GIVEN EXERCISE: Search the data for the string "this" and extract every line where it appears.

RAW RECORDS:

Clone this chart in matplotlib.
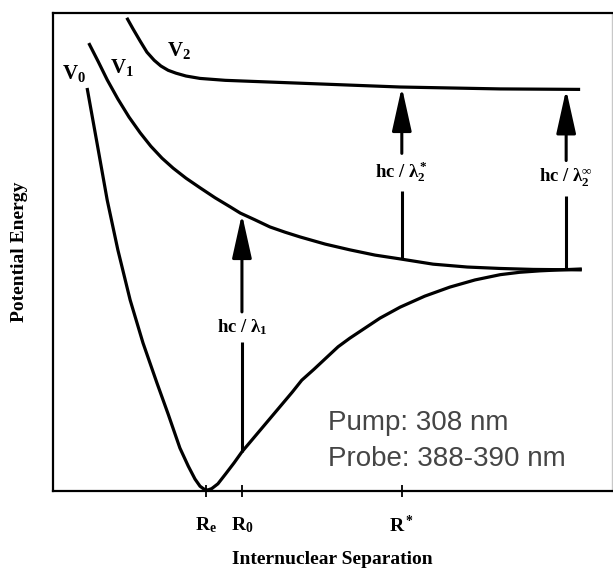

--

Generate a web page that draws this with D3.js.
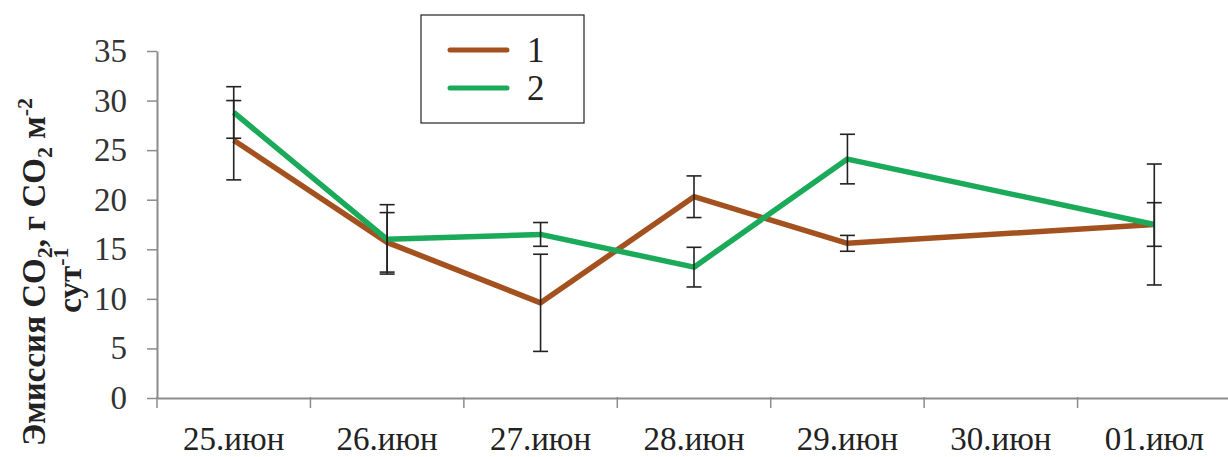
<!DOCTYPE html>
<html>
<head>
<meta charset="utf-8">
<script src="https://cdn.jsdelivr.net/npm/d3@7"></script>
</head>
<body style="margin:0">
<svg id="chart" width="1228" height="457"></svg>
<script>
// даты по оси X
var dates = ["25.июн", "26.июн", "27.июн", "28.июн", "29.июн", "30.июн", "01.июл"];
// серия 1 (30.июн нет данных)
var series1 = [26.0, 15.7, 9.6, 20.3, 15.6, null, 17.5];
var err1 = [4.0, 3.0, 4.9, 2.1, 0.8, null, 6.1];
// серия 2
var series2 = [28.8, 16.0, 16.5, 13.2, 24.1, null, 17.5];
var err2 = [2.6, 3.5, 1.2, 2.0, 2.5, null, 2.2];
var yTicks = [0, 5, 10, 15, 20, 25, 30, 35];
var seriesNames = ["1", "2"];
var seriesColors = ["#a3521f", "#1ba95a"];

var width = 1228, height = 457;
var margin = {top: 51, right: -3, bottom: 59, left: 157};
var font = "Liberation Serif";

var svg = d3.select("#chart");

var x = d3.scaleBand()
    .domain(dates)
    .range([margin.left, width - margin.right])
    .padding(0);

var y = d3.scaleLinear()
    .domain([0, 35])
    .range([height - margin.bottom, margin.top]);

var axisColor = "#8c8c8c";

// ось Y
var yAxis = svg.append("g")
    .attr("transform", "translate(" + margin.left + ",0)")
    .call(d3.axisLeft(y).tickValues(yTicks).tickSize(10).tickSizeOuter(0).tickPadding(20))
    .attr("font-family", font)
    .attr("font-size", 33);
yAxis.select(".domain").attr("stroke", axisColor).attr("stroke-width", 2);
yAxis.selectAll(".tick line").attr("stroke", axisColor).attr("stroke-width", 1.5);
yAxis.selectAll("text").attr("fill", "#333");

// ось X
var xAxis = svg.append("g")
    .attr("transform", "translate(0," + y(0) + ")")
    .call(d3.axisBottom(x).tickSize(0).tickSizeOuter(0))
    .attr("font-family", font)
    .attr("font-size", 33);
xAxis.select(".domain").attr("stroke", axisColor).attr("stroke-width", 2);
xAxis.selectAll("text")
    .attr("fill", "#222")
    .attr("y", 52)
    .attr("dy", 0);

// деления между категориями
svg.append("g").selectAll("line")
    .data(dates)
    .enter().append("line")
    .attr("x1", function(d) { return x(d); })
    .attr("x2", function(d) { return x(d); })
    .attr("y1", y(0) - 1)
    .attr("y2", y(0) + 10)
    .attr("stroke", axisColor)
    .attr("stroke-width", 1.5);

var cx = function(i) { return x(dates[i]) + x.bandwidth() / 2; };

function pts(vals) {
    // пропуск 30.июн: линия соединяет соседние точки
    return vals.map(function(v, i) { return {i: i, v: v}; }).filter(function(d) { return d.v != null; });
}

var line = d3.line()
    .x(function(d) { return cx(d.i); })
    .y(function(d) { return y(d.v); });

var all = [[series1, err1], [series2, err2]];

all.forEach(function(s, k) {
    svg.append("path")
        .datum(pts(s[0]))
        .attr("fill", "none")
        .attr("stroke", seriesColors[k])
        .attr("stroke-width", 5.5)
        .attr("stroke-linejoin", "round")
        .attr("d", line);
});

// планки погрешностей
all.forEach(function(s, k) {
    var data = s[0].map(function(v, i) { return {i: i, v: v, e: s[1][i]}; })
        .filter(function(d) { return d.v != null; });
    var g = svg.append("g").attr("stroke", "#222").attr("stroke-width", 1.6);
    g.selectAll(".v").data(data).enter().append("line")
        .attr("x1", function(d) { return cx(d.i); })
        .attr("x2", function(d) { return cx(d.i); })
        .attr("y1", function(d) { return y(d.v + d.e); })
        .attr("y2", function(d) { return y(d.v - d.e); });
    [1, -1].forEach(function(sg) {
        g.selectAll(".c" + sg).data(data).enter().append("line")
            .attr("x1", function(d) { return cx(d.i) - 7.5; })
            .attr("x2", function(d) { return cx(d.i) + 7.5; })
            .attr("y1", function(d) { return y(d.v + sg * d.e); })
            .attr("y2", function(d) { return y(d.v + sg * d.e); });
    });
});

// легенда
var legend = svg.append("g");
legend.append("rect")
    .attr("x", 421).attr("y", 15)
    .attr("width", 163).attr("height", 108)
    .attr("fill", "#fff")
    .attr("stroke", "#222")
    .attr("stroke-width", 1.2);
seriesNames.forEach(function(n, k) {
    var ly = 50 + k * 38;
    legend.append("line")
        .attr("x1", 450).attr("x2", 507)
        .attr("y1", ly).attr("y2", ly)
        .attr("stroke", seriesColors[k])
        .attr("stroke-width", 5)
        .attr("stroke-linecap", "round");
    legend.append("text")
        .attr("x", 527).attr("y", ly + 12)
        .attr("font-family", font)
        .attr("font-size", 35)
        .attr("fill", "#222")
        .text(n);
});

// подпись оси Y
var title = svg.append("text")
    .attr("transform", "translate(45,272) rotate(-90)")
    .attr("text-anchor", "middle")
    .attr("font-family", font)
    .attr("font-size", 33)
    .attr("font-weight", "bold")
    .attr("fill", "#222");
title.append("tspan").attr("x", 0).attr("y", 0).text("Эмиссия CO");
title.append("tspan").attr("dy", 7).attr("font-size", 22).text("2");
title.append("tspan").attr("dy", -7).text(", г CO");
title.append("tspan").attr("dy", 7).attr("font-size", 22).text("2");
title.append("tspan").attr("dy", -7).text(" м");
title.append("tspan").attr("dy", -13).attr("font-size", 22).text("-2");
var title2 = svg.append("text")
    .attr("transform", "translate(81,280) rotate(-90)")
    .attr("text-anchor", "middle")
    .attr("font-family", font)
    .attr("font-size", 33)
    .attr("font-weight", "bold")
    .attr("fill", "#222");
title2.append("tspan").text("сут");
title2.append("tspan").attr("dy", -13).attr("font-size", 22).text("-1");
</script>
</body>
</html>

PROBLEM SOLUTION:
Clone this chart in matplotlib.
Generate a web page that draws this with D3.js.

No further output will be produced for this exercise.